I ask a a REST turned GraphQL advocate to be clear but criticisms I hear tend to be opinions or issues with specific implementations but not ones based on the technical shortcomings of the technology

replies(3): >>42173003 #>>42174801 #>>42184153 #
davzie ◴[] No.42173003[source]
I can't comment on all the shortcomings and this may be reflective on my lack of experience with different implementations, but doesn't using GraphQL basically just enable a tonne of unoptimised database queries to occur that, at scale, could cause some serious load issues?
replies(1): >>42173029 #
no_wizard ◴[] No.42173029[source]
GraphQL says nothing about databases at all. Resolvers can get resources from anything, they’re agnostic.

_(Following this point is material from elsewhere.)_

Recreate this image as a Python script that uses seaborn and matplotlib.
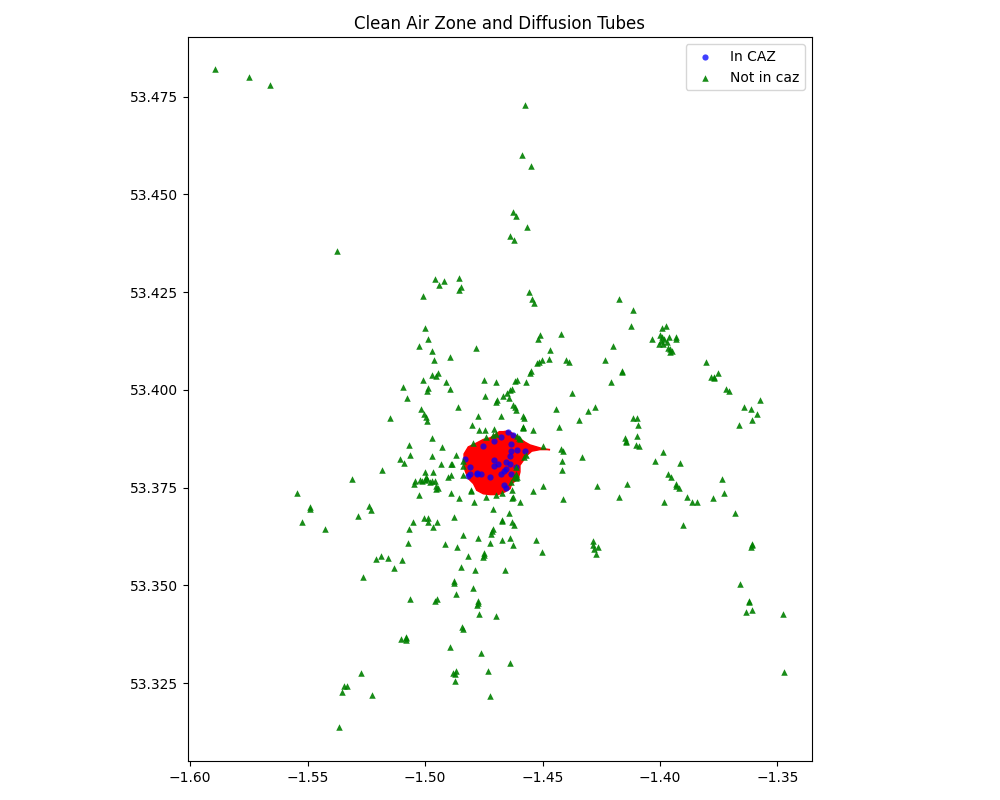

None of that is inherent to the technology but it’s a common folly among developers. This is an issue with REST too but it can be more obfuscated

replies(1): >>42173357 #
ITB ◴[] No.42173357[source]
If a certain arrangement makes it more likely to write bad queries, and it requires extra care to write optimal queries, then it’s a worse interface to a database. I bet for really database intensive applications graphQL adds more work than it saves.
replies(1): >>42173807 #
no_wizard ◴[] No.42173807[source]
It’s not though. Especially since GraphQL makes no mention of databases. It’s a resource agnostic protocol.

This isn’t a technical issue with GraphQL. It’s a culture issue among developers who shoehorn GraphQL and don’t use it appropriately

As someone who works on very database intense application GraphQL saves me more work than its ever caused.

replies(2): >>42174121 #>>42217730 #
1. endofreach ◴[] No.42217730[source]
> GraphQL makes no mention of databases. It’s a resource agnostic protocol.

So the QueryLanguage is just marketing?